**WHAT IS BEING ASKED:** Starting at the first line of the data, print each line verbatim up to and including the line bearing "-1.42, -0.8, -0.15];", omitting pictures.

**AVAILABLE DATA:**

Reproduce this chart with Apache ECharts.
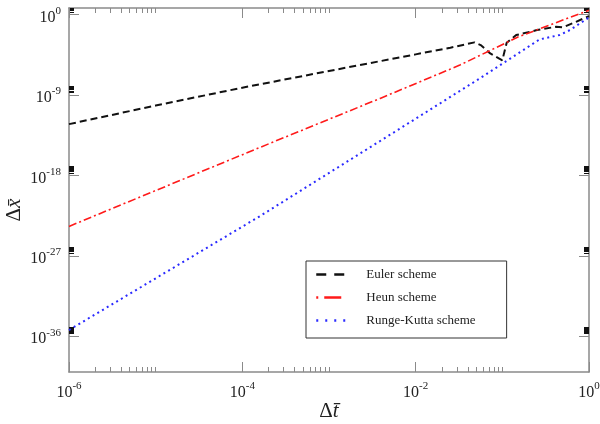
<!DOCTYPE html>
<html>
<head>
<meta charset="utf-8">
<script src="https://cdn.jsdelivr.net/npm/echarts@6/dist/echarts.min.js"></script>
<style>
html, body { margin: 0; padding: 0; background: #fff; }
#chart { width: 600px; height: 424px; }
</style>
</head>
<body>
<div id="chart"></div>
<script>
// all values are log10 of the quantity
const eulerT = [-6, -5, -4, -3, -2, -1.6, -1.32, -1.25, -1.14, -1.0, -0.95, -0.84, -0.6, -0.38, -0.3, -0.15, 0];
const eulerX = [-12.25, -10.17, -8.17, -6.3, -4.44, -3.7, -3.1, -3.4, -4.33, -5.1, -3.15, -2.28, -1.72, -1.35, -1.42, -0.8, -0.15];

const heunT = [-6, -3.8, -2.41, -1.49, -0.82, 0];
const heunX = [-23.7, -14.87, -9.37, -5.64, -2.5, 0.5];

const rkT = [-6, -3.8, -2.18, -1.26, -0.82, -0.57, -0.34, -0.22, 0];
const rkX = [-35.3, -22.57, -12.74, -7.13, -4.35, -2.76, -2.28, -1.72, -0.3];

const names = ["Euler scheme", "Heun scheme", "Runge-Kutta scheme"];

// tick exponents
const xMajor = [-6, -4, -2, 0];
const yMajor = [-36, -27, -18, -9, 0];
const minorSteps = [2, 3, 4, 5, 6, 7, 8, 9, 10];

const X_MIN = -6, X_MAX = 0, Y_MIN = -40, Y_MAX = 0.75;

function minorOf(majors, max) {
  let out = [];
  majors.forEach(m => minorSteps.forEach(k => {
    let v = m + Math.log10(k);
    if (v <= max) out.push(v);
  }));
  return out;
}

function pairs(t, x) {
  return t.map((v, i) => [v, x[i]]);
}

const serif = "Liberation Serif";
const axisGray = "#8a8a8a";

const powLabel = {
  fontFamily: serif,
  color: "#222",
  rich: {
    b: { fontFamily: serif, fontSize: 16, lineHeight: 24, color: "#222" },
    s: { fontFamily: serif, fontSize: 11, lineHeight: 11, verticalAlign: "top", color: "#222" }
  }
};

function makeAxis(pos, min, max, ticks, len, opts) {
  return {
    type: "value",
    position: pos,
    min: min,
    max: max,
    splitLine: { show: false },
    axisLine: { show: opts.line, onZero: false, lineStyle: { color: axisGray, width: 1.5 } },
    axisTick: { show: true, inside: true, length: len, customValues: ticks,
      lineStyle: { color: opts.tickColor || axisGray, width: 1 } },
    axisLabel: opts.label ? Object.assign({
      show: true,
      customValues: opts.labelValues,
      margin: opts.margin,
      padding: opts.labelPad || 0,
      formatter: v => "{b|10}{s|" + Math.round(v) + "}"
    }, powLabel) : { show: false }
  };
}

const nameRich = {
  d: { fontFamily: serif, fontSize: 21, color: "#222" },
  v: { fontFamily: serif, fontSize: 21, fontStyle: "italic", color: "#222" }
};

const xAxes = [
  makeAxis("bottom", X_MIN, X_MAX, xMajor, 10, { line: true, label: true, labelValues: xMajor, margin: 9 }),
  makeAxis("top", X_MIN, X_MAX, xMajor, 10, { line: true, label: false }),
  makeAxis("bottom", X_MIN, X_MAX, minorOf(xMajor, X_MAX), 5, { line: false, label: false }),
  makeAxis("top", X_MIN, X_MAX, minorOf(xMajor, X_MAX), 5, { line: false, label: false })
];
xAxes[0].name = "{d|Δ}{v|t\u0304}";
xAxes[0].nameLocation = "middle";
xAxes[0].nameMoveOverlap = false;
xAxes[0].nameGap = 29;
xAxes[0].nameTextStyle = { rich: nameRich };

const yAxes = [
  makeAxis("left", Y_MIN, Y_MAX, yMajor, 10, { line: true, label: true, labelValues: yMajor, margin: 8, labelPad: [6, 0, 0, 0] }),
  makeAxis("right", Y_MIN, Y_MAX, yMajor, 10, { line: true, label: false }),
  makeAxis("left", Y_MIN, Y_MAX, minorOf(yMajor, Y_MAX), 5, { line: false, label: false, tickColor: "#111" }),
  makeAxis("right", Y_MIN, Y_MAX, minorOf(yMajor, Y_MAX), 5, { line: false, label: false, tickColor: "#111" })
];
yAxes[0].name = "{d|Δ}{v|x\u0304}";
yAxes[0].nameLocation = "middle";
yAxes[0].nameMoveOverlap = false;
yAxes[0].nameGap = 44;
yAxes[0].nameTextStyle = { padding: [0, 40, 0, 0], rich: nameRich };

let chart = echarts.init(document.getElementById("chart"), null, { renderer: "canvas" });

let option = {
  animation: false,
  backgroundColor: "#fff",
  grid: { left: 69, right: 11, top: 8, bottom: 52, containLabel: false, outerBoundsMode: "none" },
  xAxis: xAxes,
  yAxis: yAxes,
  legend: {
    orient: "vertical",
    left: 306,
    top: 261,
    itemWidth: 30,
    itemHeight: 14,
    itemGap: 10,
    padding: [7, 31, 11, 9],
    borderColor: "#333",
    borderWidth: 1,
    itemStyle: { opacity: 0 },
    textStyle: { fontFamily: serif, fontSize: 13, color: "#222", padding: [0, 0, 0, 15] },
    data: [
      { name: names[0], lineStyle: { type: [10, 8], width: 2.5 } },
      { name: names[1], lineStyle: { type: [2, 6, 17, 100], width: 2.5 } },
      { name: names[2], lineStyle: { type: [2, 7], width: 2.5 } }
    ]
  },
  series: [
    {
      name: names[0],
      type: "line",
      data: pairs(eulerT, eulerX),
      symbol: "none",
      color: "#111",
      lineStyle: { color: "#111", width: 2, type: [7, 4] }
    },
    {
      name: names[1],
      type: "line",
      data: pairs(heunT, heunX),
      symbol: "none",
      color: "#ff1a1a",
      lineStyle: { color: "#ff1a1a", width: 1.6, type: [8, 3, 2, 3] }
    },
    {
      name: names[2],
      type: "line",
      data: pairs(rkT, rkX),
      symbol: "none",
      color: "#2a2aff",
      lineStyle: { color: "#2a2aff", width: 2, type: [2, 3.5] }
    }
  ]
};

chart.setOption(option);
</script>
</body>
</html>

**CORRECT OUTPUT:**
Reproduce this chart with Apache ECharts.
<!DOCTYPE html>
<html>
<head>
<meta charset="utf-8">
<script src="https://cdn.jsdelivr.net/npm/echarts@6/dist/echarts.min.js"></script>
<style>
html, body { margin: 0; padding: 0; background: #fff; }
#chart { width: 600px; height: 424px; }
</style>
</head>
<body>
<div id="chart"></div>
<script>
// all values are log10 of the quantity
const eulerT = [-6, -5, -4, -3, -2, -1.6, -1.32, -1.25, -1.14, -1.0, -0.95, -0.84, -0.6, -0.38, -0.3, -0.15, 0];
const eulerX = [-12.25, -10.17, -8.17, -6.3, -4.44, -3.7, -3.1, -3.4, -4.33, -5.1, -3.15, -2.28, -1.72, -1.35, -1.42, -0.8, -0.15];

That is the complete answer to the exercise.